11

I have a machine with 24 physical cores (at least I was told so) running Debian: Linux 3.2.0-4-amd64 #1 SMP Debian 3.2.68-1+deb7u1 x86_64 GNU/Linux. It seems to be correct:

usr@machine:~/$ cat /proc/cpuinfo  | grep processor
processor   : 0
processor   : 1
<...>
processor   : 22
processor   : 23

I had some issues trying to load all cores with Python's multiprocessing.pool.Pool. I used Pool(processes=None); the docs say that Python uses cpu_count() if None is provided.

Alas, only 8 cores were 100% loaded, others remained idle (I used htop to monitor CPU load). I thought that I cannot cook Pools properly and tried to invoke 24 processes "manually":

print 'Starting processes...'
procs = list()
for param_set in all_params:  # 24 items
    p = Process(target=_wrap_test, args=[param_set])
    p.start()
    procs.append(p)

print 'Now waiting for them.'
for p in procs:
    p.join()

I had 24 "greeting" messages from the processes I started:

Starting processes...
Executing combination: Session len: 15, delta: 10, ratio: 0.1, eps_relabel: 0.5, min_pts_lof: 5, alpha: 0.01, reduce: 500
< ... 22 more messages ... >
Executing combination: Session len: 15, delta: 10, ratio: 0.1, eps_relabel: 0.5, min_pts_lof: 7, alpha: 0.01, reduce: 2000
Now waiting for them.

But still only 8 cores were loaded:

enter image description here

I've read here on SO that there may be issues with numpy, OpenBLAS and multicore execution. This is how I start my code:

OPENBLAS_MAIN_FREE=1 python -m tests.my_module

And after all imports I do:

os.system("taskset -p 0xff %d" % os.getpid())

So, here is the question: what should I do to have 100%-load on all cores? Is this just my poor Python usage or it has something to do with OS limitations on multicore machines?

UPDATED: one more interesting thing is some inconsistency within htop output. If you look at the image above, you'll see that the table below the CPU load bars shows 30-50% load for much more than 8 cores, which is definitely different from what load bars say. Then, top seems to agree with those bars: 8 cores 100%-loaded, others idle.

UPDATED ONCE AGAIN:

I used this rather popular post on SO when I added the os.system("taskset -p 0xff %d" % os.getpid()) line after all imports. I have to admit that I didn't think too much when I did that, especially after reading this:

With this line pasted in after the module imports, my example now runs on all cores

I'm a simple man. I see "works like a charm", I copy and paste. Anyway, while playing with my code I eventually removed this line. After that my code began executing on all 24 cores for the "manual" Process starting scenario. For the Pool scenario the same problem remained, no matter whether the affinity trick was used or not.

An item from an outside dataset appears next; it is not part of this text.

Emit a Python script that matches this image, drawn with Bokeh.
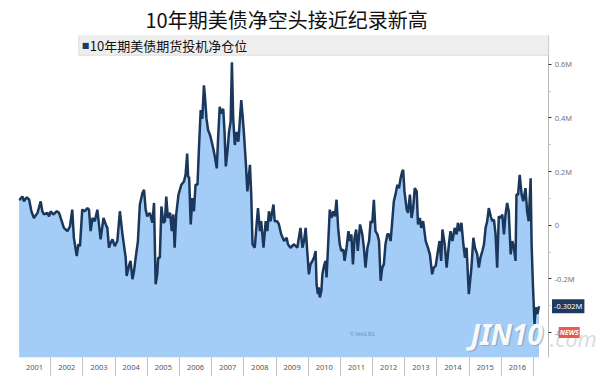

I don't think it's a real answer 'cause I don't know what the issue is with Pool, but at least I managed to get all cores fully loaded. Thank you!

Community
  • 1
  • 1
oopcode
  • 1,912
  • 16
  • 26
  • Are you sure this is 1 processor board? I've heard the rumor that python can't do multiprocessing (use more than 1 CPU) – deathangel908 Jul 09 '15 at 14:22
  • @deathangel908 I suppose it has 4 CPU with 6 cores each. But it already uses more than 6 cores, so it's not the issue I guess. – oopcode Jul 09 '15 at 14:24
  • @deathangel908 that is mistaken: there are problems getting threading to use all machine resources, but multiprocessing, using separate unix processes, is not limited by Python. My guess is there is some kernel setting that isn't set properly as the OP guessed too. – msw Jul 09 '15 at 14:26
  • Have you tried using `top` and hitting `1`? It will show each individual core. I've experienced bugs in `htop` before, but `top` is always reliable. – notbad.jpeg Jul 09 '15 at 15:02
  • @notbad.jpeg I already checked that. See the update at the end of the post: `top` tells me that 8 cores are 100%-loaded, the rest are idle. – oopcode Jul 09 '15 at 15:04
  • I think you need an independent check. Can you write a shell script which runs a single threaded program, but starts 24 instances in different processes? – quamrana Jul 09 '15 at 15:07
  • @quamrana Have a look at the latest update, please :) – oopcode Jul 09 '15 at 16:11

2 Answers2

4

Even though you solved the issue I'll try to explain it to clarify the ideas.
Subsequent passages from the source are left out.